▶ _The task_
Leaving out the pictures, transcribe all of the records faithfully.

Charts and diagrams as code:
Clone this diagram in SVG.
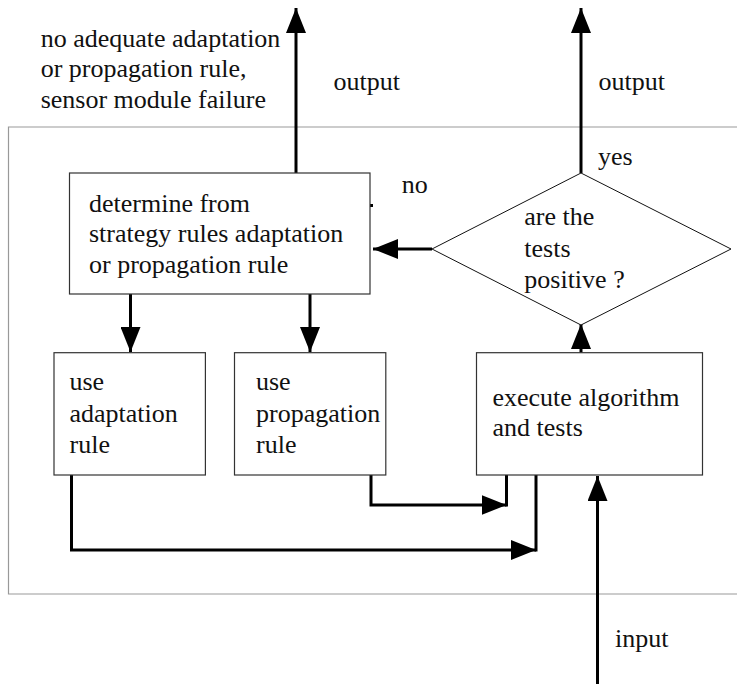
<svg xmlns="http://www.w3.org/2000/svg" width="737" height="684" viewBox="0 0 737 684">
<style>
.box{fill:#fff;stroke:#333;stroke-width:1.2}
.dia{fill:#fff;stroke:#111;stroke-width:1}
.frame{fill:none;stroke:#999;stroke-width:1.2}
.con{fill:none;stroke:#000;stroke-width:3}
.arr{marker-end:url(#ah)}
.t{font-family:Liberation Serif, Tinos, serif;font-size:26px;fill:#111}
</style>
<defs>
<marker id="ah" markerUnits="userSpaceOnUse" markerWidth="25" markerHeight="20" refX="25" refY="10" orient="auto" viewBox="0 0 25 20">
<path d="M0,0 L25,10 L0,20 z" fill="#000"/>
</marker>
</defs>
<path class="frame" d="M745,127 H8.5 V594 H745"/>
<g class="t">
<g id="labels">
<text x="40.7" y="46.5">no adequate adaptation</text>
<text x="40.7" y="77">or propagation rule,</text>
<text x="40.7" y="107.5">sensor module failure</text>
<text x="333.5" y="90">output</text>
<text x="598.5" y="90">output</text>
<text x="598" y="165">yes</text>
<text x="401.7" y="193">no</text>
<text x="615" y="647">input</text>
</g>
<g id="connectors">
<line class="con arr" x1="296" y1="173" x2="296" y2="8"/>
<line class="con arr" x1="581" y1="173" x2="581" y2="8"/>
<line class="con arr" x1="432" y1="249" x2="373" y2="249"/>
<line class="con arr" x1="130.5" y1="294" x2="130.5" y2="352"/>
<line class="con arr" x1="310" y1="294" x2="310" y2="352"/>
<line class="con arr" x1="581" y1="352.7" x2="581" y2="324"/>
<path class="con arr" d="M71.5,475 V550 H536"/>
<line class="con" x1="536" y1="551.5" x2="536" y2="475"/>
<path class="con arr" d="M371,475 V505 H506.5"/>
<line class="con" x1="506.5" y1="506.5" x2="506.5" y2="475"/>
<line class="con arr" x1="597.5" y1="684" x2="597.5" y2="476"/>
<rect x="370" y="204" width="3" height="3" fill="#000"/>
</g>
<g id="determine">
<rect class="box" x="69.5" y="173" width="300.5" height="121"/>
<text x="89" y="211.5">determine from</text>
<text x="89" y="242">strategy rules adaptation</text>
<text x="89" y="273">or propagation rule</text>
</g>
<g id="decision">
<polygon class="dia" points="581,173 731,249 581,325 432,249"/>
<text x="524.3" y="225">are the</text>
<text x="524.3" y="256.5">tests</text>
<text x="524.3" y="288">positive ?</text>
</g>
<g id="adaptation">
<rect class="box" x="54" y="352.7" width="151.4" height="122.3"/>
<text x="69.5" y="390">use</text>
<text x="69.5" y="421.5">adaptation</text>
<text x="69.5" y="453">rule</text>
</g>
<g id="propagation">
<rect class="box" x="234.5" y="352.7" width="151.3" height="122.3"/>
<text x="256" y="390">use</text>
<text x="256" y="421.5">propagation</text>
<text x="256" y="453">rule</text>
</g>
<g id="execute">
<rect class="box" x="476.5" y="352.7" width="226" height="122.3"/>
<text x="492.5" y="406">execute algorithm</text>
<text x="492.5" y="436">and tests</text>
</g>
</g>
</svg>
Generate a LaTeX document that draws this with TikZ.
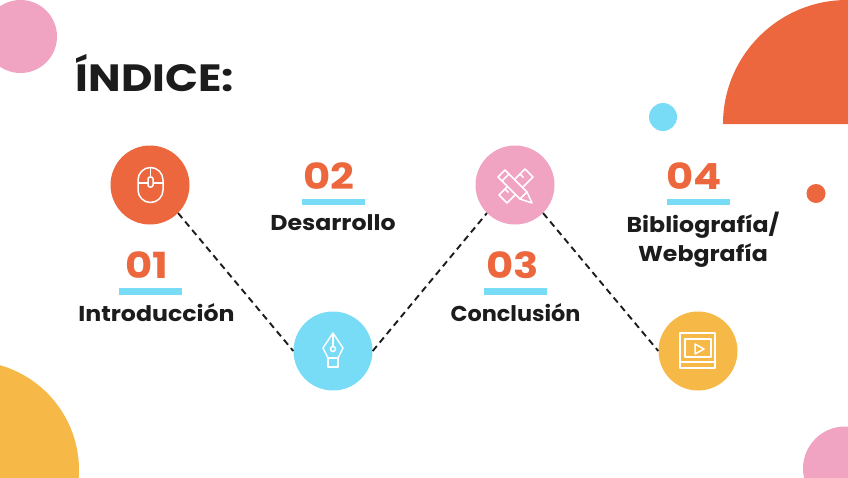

▶ _Written answer_
Clone this diagram in SVG.
<svg xmlns="http://www.w3.org/2000/svg" width="737" height="684" viewBox="0 0 737 684">
<style>
.box{fill:#fff;stroke:#333;stroke-width:1.2}
.dia{fill:#fff;stroke:#111;stroke-width:1}
.frame{fill:none;stroke:#999;stroke-width:1.2}
.con{fill:none;stroke:#000;stroke-width:3}
.arr{marker-end:url(#ah)}
.t{font-family:Liberation Serif, Tinos, serif;font-size:26px;fill:#111}
</style>
<defs>
<marker id="ah" markerUnits="userSpaceOnUse" markerWidth="25" markerHeight="20" refX="25" refY="10" orient="auto" viewBox="0 0 25 20">
<path d="M0,0 L25,10 L0,20 z" fill="#000"/>
</marker>
</defs>
<path class="frame" d="M745,127 H8.5 V594 H745"/>
<g class="t">
<g id="labels">
<text x="40.7" y="46.5">no adequate adaptation</text>
<text x="40.7" y="77">or propagation rule,</text>
<text x="40.7" y="107.5">sensor module failure</text>
<text x="333.5" y="90">output</text>
<text x="598.5" y="90">output</text>
<text x="598" y="165">yes</text>
<text x="401.7" y="193">no</text>
<text x="615" y="647">input</text>
</g>
<g id="connectors">
<line class="con arr" x1="296" y1="173" x2="296" y2="8"/>
<line class="con arr" x1="581" y1="173" x2="581" y2="8"/>
<line class="con arr" x1="432" y1="249" x2="373" y2="249"/>
<line class="con arr" x1="130.5" y1="294" x2="130.5" y2="352"/>
<line class="con arr" x1="310" y1="294" x2="310" y2="352"/>
<line class="con arr" x1="581" y1="352.7" x2="581" y2="324"/>
<path class="con arr" d="M71.5,475 V550 H536"/>
<line class="con" x1="536" y1="551.5" x2="536" y2="475"/>
<path class="con arr" d="M371,475 V505 H506.5"/>
<line class="con" x1="506.5" y1="506.5" x2="506.5" y2="475"/>
<line class="con arr" x1="597.5" y1="684" x2="597.5" y2="476"/>
<rect x="370" y="204" width="3" height="3" fill="#000"/>
</g>
<g id="determine">
<rect class="box" x="69.5" y="173" width="300.5" height="121"/>
<text x="89" y="211.5">determine from</text>
<text x="89" y="242">strategy rules adaptation</text>
<text x="89" y="273">or propagation rule</text>
</g>
<g id="decision">
<polygon class="dia" points="581,173 731,249 581,325 432,249"/>
<text x="524.3" y="225">are the</text>
<text x="524.3" y="256.5">tests</text>
<text x="524.3" y="288">positive ?</text>
</g>
<g id="adaptation">
<rect class="box" x="54" y="352.7" width="151.4" height="122.3"/>
<text x="69.5" y="390">use</text>
<text x="69.5" y="421.5">adaptation</text>
<text x="69.5" y="453">rule</text>
</g>
<g id="propagation">
<rect class="box" x="234.5" y="352.7" width="151.3" height="122.3"/>
<text x="256" y="390">use</text>
<text x="256" y="421.5">propagation</text>
<text x="256" y="453">rule</text>
</g>
<g id="execute">
<rect class="box" x="476.5" y="352.7" width="226" height="122.3"/>
<text x="492.5" y="406">execute algorithm</text>
<text x="492.5" y="436">and tests</text>
</g>
</g>
</svg>
Generate a LaTeX document that draws this with TikZ.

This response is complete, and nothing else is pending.